— BEGIN —

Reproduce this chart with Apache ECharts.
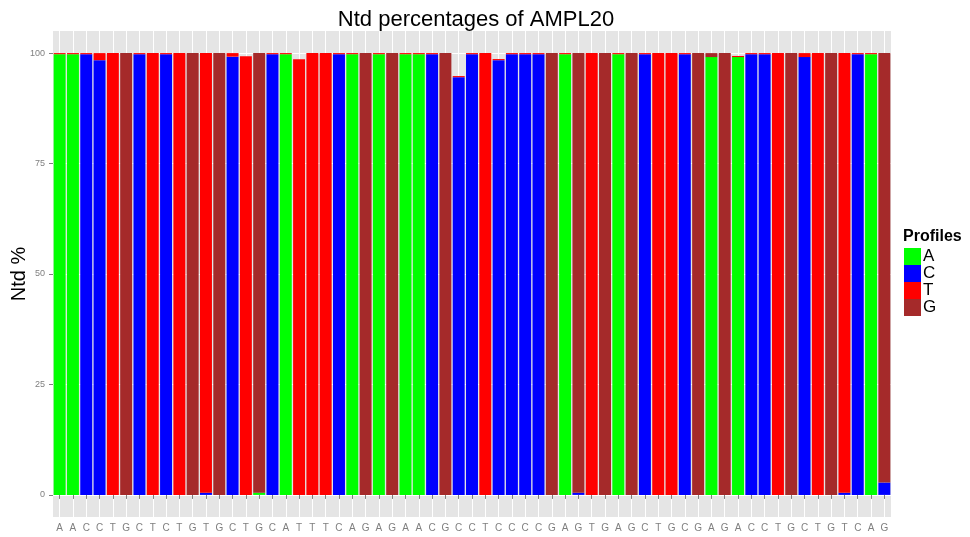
<!DOCTYPE html>
<html><head><meta charset="utf-8">
<script src="https://cdn.jsdelivr.net/npm/echarts@6/dist/echarts.min.js"></script>
<style>html,body{margin:0;padding:0;background:#fff}#c{width:970px;height:537px}</style>
</head><body><div id="c"></div>
<script>
var categories = ['A','A','C','C','T','G','C','T','C','T','G','T','G','C','T','G','C','A','T','T','T','C','A','G','A','G','A','A','C','G','C','C','T','C','C','C','C','G','A','G','T','G','A','G','C','T','G','C','G','A','G','A','C','C','T','G','C','T','G','T','C','A','G'];
var valuesA = [99.75,99.75,0,0,0,0,0,0,0,0,0,0,0,0,0,0.5,0,99.75,0,0,0,0,99.75,0,99.75,0,99.75,99.75,0,0,0,0,0,0,0,0,0,0,99.75,0,0,0,99.75,0,0,0,0,0,0,99.1,0,99.1,0,0,0,0,0,0,0,0,0,99.75,0];
var valuesC = [0,0,99.75,98.4,0,0,99.75,0,99.75,0,0,0.5,0,99.2,0,0,99.75,0,0,0,0,99.75,0,0,0,0,0,0,99.75,0,94.55,99.75,0,98.4,99.75,99.75,99.75,0,0,0.5,0,0,0,0,99.75,0,0,99.75,0,0,0,0,99.75,99.75,0,0,99.1,0,0,0.5,99.75,0,2.8];
var valuesT = [0.25,0.25,0.25,1.6,100,0,0.25,100,0.25,100,0,99.5,0,0.8,99.3,0,0.25,0.25,98.6,100,100,0.25,0.25,0,0.25,0,0.25,0.25,0.25,0,0.25,0.25,100,0.25,0.25,0.25,0.25,0,0.25,0,100,0,0.25,0,0.25,100,100,0.25,0,0,0,0.25,0.25,0.25,100,0,0.9,100,0,99.5,0.25,0.25,0];
var valuesG = [0,0,0,0,0,100,0,0,0,0,100,0,100,0,0,99.5,0,0,0,0,0,0,0,100,0,100,0,0,0,100,0,0,0,0,0,0,0,100,0,99.5,0,100,0,100,0,0,0,0,100,0.9,100,0,0,0,0,100,0,0,100,0,0,0,97.2];
var yTicks = [0,25,50,75,100];
var profiles = ['A','C','T','G'];
var colors = ['#00FF00','#0000FF','#FF0000','#A52A2A'];

var chart = echarts.init(document.getElementById('c'));
var seriesData = [valuesA, valuesC, valuesT, valuesG];
var series = profiles.map(function(p, i){
  return {name:p, type:'bar', stack:'total', data:seriesData[i], barCategoryGap:'10%',
    itemStyle:{color:colors[i]}, emphasis:{disabled:true}, animation:false};
});
chart.setOption({
  animation:false,
  textStyle:{fontFamily:'Liberation Sans, Arial, sans-serif'},
  title:[
    {text:'Ntd percentages of AMPL20', left:471, top:4, textAlign:'center',
     textStyle:{fontSize:22, fontWeight:'normal', color:'#000', fontFamily:'Liberation Sans'}},
    {text:'Profiles', left:903, top:229, padding:0,
     textStyle:{fontSize:16, fontWeight:'bold', color:'#000', fontFamily:'Liberation Sans'}}
  ],
  legend:{orient:'vertical', left:904, top:248, itemWidth:17, itemHeight:17, itemGap:0, padding:0,
    icon:'rect', data:profiles, selectedMode:false,
    textStyle:{fontSize:17, color:'#000', padding:[0,0,0,-3], fontFamily:'Liberation Sans'}},
  grid:{left:53, right:79, top:31, bottom:20, show:true, backgroundColor:'#E5E5E5', borderWidth:0,
    containLabel:false, outerBoundsMode:'none'},
  xAxis:{type:'category', data:categories,
    axisLine:{show:false},
    axisTick:{show:true, alignWithLabel:true, length:4, lineStyle:{color:'#7F7F7F'}},
    axisLabel:{interval:0, fontSize:10, color:'#7F7F7F', margin:6},
    splitLine:{show:true, alignWithLabel:true, interval:0, lineStyle:{color:'#FFFFFF', width:1}}},
  yAxis:{type:'value', min:-5, max:105,
    name:'Ntd %', nameLocation:'middle', nameRotate:90, nameGap:24, nameMoveOverlap:false,
    nameTextStyle:{fontSize:20, color:'#000'},
    axisLine:{show:false},
    axisTick:{show:true, length:4, customValues:yTicks, lineStyle:{color:'#7F7F7F'}},
    axisLabel:{fontSize:9, color:'#7F7F7F', margin:8, customValues:yTicks},
    splitLine:{show:true, lineStyle:{color:'#FFFFFF', width:1}}},
  series:series
});
</script></body></html>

— END —

Job:
Set the lines above down again, word for word, from the first through the one containing "var colors = ['#00FF00','#0000FF','#FF0000','#A52A2A'];"; pictures excluded.

In response:
Reproduce this chart with Apache ECharts.
<!DOCTYPE html>
<html><head><meta charset="utf-8">
<script src="https://cdn.jsdelivr.net/npm/echarts@6/dist/echarts.min.js"></script>
<style>html,body{margin:0;padding:0;background:#fff}#c{width:970px;height:537px}</style>
</head><body><div id="c"></div>
<script>
var categories = ['A','A','C','C','T','G','C','T','C','T','G','T','G','C','T','G','C','A','T','T','T','C','A','G','A','G','A','A','C','G','C','C','T','C','C','C','C','G','A','G','T','G','A','G','C','T','G','C','G','A','G','A','C','C','T','G','C','T','G','T','C','A','G'];
var valuesA = [99.75,99.75,0,0,0,0,0,0,0,0,0,0,0,0,0,0.5,0,99.75,0,0,0,0,99.75,0,99.75,0,99.75,99.75,0,0,0,0,0,0,0,0,0,0,99.75,0,0,0,99.75,0,0,0,0,0,0,99.1,0,99.1,0,0,0,0,0,0,0,0,0,99.75,0];
var valuesC = [0,0,99.75,98.4,0,0,99.75,0,99.75,0,0,0.5,0,99.2,0,0,99.75,0,0,0,0,99.75,0,0,0,0,0,0,99.75,0,94.55,99.75,0,98.4,99.75,99.75,99.75,0,0,0.5,0,0,0,0,99.75,0,0,99.75,0,0,0,0,99.75,99.75,0,0,99.1,0,0,0.5,99.75,0,2.8];
var valuesT = [0.25,0.25,0.25,1.6,100,0,0.25,100,0.25,100,0,99.5,0,0.8,99.3,0,0.25,0.25,98.6,100,100,0.25,0.25,0,0.25,0,0.25,0.25,0.25,0,0.25,0.25,100,0.25,0.25,0.25,0.25,0,0.25,0,100,0,0.25,0,0.25,100,100,0.25,0,0,0,0.25,0.25,0.25,100,0,0.9,100,0,99.5,0.25,0.25,0];
var valuesG = [0,0,0,0,0,100,0,0,0,0,100,0,100,0,0,99.5,0,0,0,0,0,0,0,100,0,100,0,0,0,100,0,0,0,0,0,0,0,100,0,99.5,0,100,0,100,0,0,0,0,100,0.9,100,0,0,0,0,100,0,0,100,0,0,0,97.2];
var yTicks = [0,25,50,75,100];
var profiles = ['A','C','T','G'];
var colors = ['#00FF00','#0000FF','#FF0000','#A52A2A'];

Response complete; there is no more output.